>> start
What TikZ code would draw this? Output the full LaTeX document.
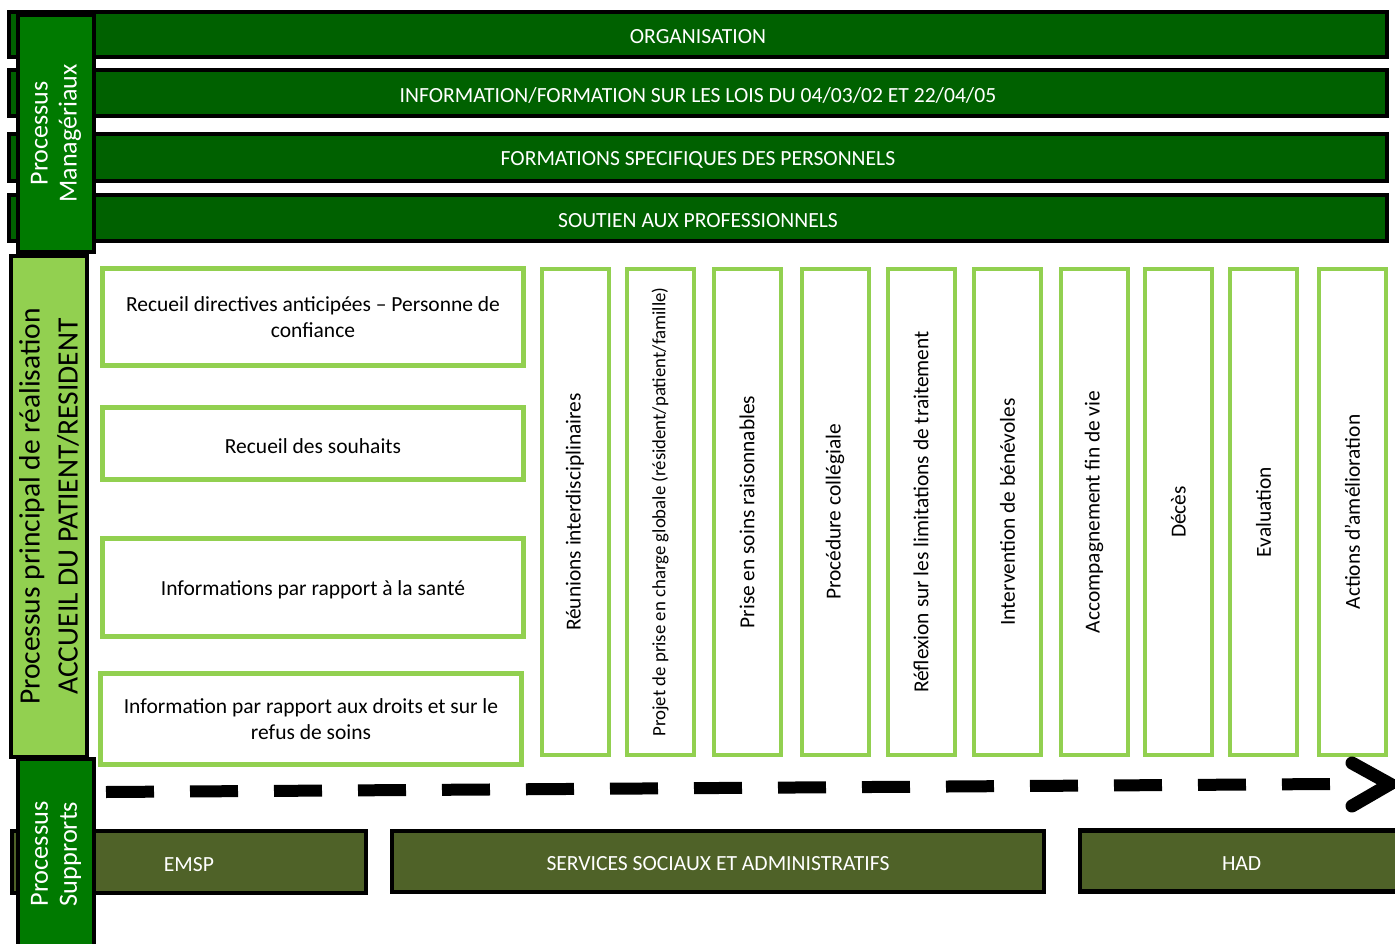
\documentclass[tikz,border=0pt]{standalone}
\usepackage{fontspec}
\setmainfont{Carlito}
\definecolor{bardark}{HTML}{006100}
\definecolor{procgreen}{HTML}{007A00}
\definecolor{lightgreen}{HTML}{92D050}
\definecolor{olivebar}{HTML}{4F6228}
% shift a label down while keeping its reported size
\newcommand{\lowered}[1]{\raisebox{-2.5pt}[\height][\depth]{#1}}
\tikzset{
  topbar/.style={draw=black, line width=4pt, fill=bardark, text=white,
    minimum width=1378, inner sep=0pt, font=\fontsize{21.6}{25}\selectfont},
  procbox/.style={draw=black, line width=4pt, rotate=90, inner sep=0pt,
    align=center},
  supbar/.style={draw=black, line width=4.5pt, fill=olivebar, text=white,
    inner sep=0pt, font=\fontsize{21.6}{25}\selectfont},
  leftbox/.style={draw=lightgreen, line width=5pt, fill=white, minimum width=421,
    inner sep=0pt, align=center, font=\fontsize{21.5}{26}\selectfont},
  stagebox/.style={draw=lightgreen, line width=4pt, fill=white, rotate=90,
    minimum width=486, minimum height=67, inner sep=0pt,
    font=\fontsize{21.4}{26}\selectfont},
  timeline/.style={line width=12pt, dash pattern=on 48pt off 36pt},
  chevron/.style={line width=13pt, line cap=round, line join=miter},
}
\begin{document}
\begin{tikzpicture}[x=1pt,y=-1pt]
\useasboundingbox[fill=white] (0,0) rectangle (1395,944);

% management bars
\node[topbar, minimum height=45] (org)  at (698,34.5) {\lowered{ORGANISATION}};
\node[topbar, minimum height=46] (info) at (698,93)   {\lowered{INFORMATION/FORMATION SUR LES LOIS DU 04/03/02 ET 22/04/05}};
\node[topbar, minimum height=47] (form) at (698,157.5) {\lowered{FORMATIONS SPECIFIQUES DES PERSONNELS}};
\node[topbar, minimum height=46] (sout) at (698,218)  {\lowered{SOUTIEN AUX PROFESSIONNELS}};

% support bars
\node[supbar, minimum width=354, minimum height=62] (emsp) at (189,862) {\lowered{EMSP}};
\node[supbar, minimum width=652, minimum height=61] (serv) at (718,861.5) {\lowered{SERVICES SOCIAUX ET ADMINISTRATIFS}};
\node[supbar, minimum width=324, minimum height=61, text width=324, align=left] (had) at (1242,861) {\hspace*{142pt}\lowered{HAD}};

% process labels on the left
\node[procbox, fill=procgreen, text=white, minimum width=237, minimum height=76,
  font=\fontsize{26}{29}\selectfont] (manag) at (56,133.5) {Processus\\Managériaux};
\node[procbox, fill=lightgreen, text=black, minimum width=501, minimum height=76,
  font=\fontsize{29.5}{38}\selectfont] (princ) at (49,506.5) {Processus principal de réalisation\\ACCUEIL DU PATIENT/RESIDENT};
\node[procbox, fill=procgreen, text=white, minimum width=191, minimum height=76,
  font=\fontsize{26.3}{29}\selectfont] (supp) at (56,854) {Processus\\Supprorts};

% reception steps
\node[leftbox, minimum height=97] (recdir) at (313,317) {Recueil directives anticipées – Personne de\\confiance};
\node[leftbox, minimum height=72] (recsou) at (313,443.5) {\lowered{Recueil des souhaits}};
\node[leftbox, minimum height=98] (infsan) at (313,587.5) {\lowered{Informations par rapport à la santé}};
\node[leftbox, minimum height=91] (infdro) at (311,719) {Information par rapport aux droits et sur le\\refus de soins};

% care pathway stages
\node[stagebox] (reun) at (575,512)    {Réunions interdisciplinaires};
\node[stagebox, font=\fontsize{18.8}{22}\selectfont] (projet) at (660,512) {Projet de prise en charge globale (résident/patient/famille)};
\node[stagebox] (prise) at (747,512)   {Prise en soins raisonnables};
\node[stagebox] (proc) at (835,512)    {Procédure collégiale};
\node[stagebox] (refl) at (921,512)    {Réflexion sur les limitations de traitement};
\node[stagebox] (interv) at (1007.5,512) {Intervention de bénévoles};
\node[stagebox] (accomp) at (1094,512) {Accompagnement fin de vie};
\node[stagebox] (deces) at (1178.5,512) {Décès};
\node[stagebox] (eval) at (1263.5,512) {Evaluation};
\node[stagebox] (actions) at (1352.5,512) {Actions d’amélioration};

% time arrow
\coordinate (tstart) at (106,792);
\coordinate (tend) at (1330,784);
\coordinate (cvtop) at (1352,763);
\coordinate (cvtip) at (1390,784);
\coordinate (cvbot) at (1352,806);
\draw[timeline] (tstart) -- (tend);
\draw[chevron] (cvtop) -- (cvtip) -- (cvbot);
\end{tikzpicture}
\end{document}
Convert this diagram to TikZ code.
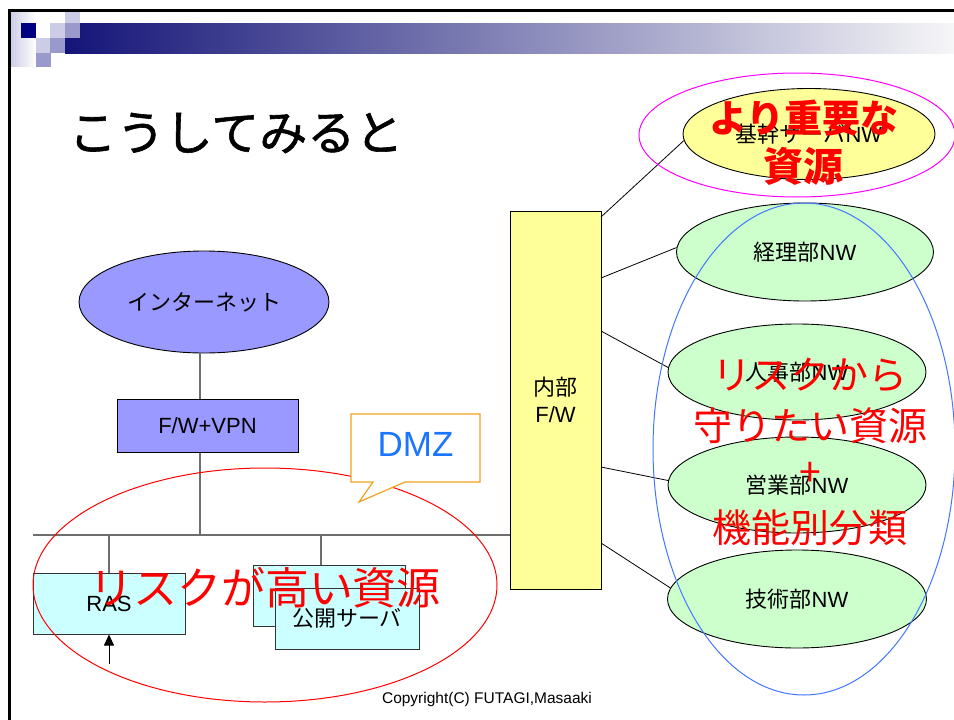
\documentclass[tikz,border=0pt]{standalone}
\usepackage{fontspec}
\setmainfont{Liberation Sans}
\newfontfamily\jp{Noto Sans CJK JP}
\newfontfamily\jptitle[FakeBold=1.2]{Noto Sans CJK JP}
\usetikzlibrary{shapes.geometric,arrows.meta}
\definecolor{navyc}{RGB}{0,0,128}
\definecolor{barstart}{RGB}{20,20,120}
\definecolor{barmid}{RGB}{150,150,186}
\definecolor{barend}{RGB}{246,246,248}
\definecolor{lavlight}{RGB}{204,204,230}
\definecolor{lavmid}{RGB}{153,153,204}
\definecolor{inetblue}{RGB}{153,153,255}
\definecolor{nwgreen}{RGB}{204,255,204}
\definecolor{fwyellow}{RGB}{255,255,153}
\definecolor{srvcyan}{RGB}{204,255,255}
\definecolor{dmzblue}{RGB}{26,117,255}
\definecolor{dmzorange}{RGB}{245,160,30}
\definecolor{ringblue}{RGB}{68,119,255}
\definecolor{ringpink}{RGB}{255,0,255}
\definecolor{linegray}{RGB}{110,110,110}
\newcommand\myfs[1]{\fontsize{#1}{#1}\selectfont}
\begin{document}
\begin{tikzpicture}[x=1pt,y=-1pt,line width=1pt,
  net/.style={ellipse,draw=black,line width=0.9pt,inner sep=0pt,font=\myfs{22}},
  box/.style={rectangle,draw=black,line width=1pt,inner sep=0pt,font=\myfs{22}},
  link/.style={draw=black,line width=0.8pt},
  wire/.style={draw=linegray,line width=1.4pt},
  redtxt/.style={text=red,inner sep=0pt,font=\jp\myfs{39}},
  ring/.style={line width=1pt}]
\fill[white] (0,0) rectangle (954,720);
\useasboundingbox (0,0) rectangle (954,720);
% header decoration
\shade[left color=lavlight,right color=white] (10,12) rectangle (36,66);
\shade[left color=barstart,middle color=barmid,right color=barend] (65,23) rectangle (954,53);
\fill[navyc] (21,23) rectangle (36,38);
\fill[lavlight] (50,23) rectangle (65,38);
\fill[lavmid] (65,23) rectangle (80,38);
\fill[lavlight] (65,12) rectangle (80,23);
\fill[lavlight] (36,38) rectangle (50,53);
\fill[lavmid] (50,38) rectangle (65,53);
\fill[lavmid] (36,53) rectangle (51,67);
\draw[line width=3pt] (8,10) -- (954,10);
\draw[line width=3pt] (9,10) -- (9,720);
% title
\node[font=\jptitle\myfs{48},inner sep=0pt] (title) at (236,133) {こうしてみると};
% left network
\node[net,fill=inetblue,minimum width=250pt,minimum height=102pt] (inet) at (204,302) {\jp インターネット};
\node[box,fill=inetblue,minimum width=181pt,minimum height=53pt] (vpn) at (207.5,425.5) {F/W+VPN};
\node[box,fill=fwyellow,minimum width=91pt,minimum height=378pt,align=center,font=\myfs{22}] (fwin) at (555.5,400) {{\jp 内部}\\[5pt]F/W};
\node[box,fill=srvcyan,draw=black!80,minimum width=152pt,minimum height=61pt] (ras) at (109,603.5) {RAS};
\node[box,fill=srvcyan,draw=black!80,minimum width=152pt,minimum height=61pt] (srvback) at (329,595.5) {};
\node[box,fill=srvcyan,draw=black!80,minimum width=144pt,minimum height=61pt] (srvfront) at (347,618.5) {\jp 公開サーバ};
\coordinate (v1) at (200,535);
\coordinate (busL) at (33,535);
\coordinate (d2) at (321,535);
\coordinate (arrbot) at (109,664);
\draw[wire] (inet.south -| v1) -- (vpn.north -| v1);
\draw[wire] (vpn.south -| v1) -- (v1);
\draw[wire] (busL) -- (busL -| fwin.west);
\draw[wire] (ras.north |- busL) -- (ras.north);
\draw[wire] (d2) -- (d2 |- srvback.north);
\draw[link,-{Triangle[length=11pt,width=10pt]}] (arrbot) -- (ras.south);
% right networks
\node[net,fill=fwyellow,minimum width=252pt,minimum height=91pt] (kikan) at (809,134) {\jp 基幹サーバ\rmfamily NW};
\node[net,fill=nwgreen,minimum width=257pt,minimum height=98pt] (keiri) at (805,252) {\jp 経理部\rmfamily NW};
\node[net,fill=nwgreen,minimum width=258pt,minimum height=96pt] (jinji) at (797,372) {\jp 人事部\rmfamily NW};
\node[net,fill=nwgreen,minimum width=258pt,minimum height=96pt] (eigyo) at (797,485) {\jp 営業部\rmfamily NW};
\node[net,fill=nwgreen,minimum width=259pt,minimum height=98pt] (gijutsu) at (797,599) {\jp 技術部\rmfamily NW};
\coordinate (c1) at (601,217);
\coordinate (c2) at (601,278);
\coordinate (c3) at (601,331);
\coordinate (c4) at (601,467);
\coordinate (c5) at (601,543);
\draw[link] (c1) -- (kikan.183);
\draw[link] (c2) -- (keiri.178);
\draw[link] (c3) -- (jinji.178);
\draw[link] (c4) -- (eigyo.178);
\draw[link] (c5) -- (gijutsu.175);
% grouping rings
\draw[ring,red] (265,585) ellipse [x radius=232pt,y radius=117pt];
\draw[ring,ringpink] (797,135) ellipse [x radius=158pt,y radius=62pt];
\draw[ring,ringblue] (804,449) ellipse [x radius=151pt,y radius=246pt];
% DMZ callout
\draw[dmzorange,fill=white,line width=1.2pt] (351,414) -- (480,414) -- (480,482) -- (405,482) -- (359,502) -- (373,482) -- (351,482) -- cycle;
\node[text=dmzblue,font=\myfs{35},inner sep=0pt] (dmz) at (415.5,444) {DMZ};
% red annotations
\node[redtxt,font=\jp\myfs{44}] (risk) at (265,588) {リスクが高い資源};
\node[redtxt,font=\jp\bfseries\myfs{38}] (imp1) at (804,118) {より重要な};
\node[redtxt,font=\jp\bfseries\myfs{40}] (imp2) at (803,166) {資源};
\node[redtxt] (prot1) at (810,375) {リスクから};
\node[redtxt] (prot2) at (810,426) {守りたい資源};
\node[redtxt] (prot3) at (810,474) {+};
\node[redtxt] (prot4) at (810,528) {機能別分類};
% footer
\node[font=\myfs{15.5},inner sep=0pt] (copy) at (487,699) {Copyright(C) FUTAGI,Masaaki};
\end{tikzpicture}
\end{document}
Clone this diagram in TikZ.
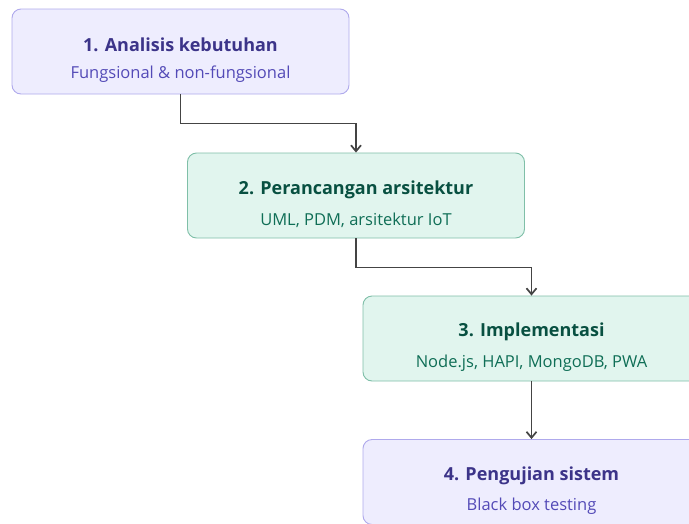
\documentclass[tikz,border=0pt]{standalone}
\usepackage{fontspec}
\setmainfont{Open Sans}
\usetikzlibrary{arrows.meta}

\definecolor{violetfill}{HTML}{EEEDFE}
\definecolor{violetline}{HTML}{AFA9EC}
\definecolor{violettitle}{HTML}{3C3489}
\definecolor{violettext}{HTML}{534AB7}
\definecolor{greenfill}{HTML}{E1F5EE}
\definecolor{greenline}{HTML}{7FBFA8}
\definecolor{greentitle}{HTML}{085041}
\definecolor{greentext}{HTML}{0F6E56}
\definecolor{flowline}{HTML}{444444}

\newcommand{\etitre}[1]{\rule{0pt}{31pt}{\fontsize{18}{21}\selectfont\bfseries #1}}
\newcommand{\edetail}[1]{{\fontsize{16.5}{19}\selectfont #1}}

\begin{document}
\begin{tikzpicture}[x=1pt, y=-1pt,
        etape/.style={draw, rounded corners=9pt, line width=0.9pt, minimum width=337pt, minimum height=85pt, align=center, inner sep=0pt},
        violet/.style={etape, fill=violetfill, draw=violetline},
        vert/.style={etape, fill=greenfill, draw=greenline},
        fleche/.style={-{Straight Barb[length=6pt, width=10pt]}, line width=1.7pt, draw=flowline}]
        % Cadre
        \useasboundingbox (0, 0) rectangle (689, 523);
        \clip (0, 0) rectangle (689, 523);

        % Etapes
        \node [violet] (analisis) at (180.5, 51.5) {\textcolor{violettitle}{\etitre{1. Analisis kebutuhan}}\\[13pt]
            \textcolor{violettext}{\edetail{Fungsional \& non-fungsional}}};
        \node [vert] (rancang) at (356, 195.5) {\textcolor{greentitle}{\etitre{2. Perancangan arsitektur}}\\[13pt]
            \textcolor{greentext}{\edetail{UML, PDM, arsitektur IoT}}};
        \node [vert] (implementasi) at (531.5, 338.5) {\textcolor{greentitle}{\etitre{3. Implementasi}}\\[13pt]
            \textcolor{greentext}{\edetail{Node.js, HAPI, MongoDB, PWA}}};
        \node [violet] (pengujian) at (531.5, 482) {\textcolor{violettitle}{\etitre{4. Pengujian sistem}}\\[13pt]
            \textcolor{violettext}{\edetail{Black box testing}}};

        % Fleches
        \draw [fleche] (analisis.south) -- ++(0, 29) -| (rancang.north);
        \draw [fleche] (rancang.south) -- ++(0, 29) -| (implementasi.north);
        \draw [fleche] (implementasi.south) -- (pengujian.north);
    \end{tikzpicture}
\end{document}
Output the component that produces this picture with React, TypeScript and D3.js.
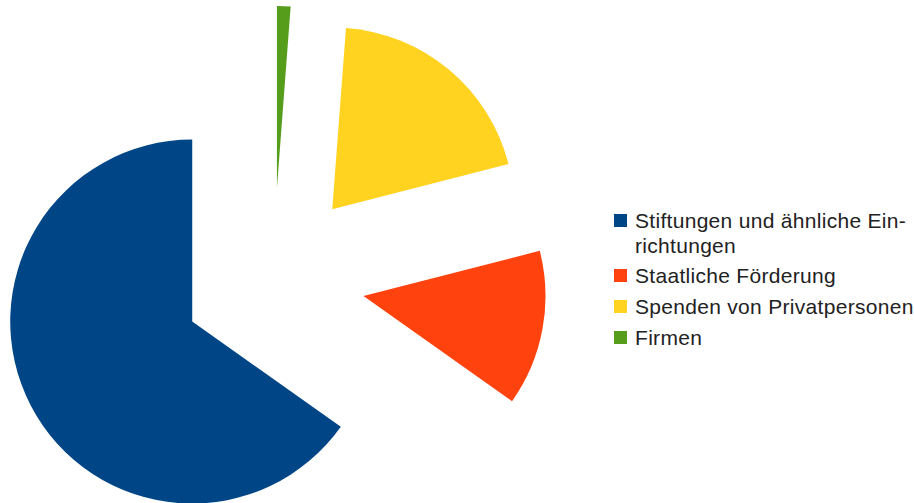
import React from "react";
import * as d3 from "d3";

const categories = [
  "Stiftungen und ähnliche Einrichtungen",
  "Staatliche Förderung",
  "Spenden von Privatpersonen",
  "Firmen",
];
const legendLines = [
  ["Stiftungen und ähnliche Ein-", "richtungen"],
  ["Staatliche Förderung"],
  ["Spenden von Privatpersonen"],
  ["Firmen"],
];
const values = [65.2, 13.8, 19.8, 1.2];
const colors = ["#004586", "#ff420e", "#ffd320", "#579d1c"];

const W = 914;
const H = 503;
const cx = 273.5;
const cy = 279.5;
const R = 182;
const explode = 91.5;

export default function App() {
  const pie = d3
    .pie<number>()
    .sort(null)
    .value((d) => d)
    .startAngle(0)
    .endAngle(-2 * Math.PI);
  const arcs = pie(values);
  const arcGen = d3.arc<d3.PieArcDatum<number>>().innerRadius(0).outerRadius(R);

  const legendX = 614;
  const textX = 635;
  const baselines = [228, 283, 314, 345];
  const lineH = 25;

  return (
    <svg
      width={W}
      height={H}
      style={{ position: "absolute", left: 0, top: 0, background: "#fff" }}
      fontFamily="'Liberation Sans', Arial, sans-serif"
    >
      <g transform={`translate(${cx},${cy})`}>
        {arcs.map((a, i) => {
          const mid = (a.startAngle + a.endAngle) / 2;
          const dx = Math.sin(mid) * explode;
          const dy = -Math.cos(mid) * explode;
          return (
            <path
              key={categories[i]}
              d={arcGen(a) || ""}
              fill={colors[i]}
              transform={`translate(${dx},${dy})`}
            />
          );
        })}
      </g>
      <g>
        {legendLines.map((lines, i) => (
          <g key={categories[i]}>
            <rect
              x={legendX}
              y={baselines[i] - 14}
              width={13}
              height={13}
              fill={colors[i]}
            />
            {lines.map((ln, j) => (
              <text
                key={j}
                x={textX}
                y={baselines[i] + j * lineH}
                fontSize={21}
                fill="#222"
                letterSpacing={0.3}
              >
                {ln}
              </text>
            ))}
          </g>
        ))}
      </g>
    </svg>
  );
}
>> end
• _Instructions for the task_
Pictures do not belong in the copy. Repeat only the lines from the top of the records through the line containing "(0,0) rectangle (1395,944);".

• _Problem solution_
What TikZ code would draw this? Output the full LaTeX document.
\documentclass[tikz,border=0pt]{standalone}
\usepackage{fontspec}
\setmainfont{Carlito}
\definecolor{bardark}{HTML}{006100}
\definecolor{procgreen}{HTML}{007A00}
\definecolor{lightgreen}{HTML}{92D050}
\definecolor{olivebar}{HTML}{4F6228}
% shift a label down while keeping its reported size
\newcommand{\lowered}[1]{\raisebox{-2.5pt}[\height][\depth]{#1}}
\tikzset{
  topbar/.style={draw=black, line width=4pt, fill=bardark, text=white,
    minimum width=1378, inner sep=0pt, font=\fontsize{21.6}{25}\selectfont},
  procbox/.style={draw=black, line width=4pt, rotate=90, inner sep=0pt,
    align=center},
  supbar/.style={draw=black, line width=4.5pt, fill=olivebar, text=white,
    inner sep=0pt, font=\fontsize{21.6}{25}\selectfont},
  leftbox/.style={draw=lightgreen, line width=5pt, fill=white, minimum width=421,
    inner sep=0pt, align=center, font=\fontsize{21.5}{26}\selectfont},
  stagebox/.style={draw=lightgreen, line width=4pt, fill=white, rotate=90,
    minimum width=486, minimum height=67, inner sep=0pt,
    font=\fontsize{21.4}{26}\selectfont},
  timeline/.style={line width=12pt, dash pattern=on 48pt off 36pt},
  chevron/.style={line width=13pt, line cap=round, line join=miter},
}
\begin{document}
\begin{tikzpicture}[x=1pt,y=-1pt]
\useasboundingbox[fill=white] (0,0) rectangle (1395,944);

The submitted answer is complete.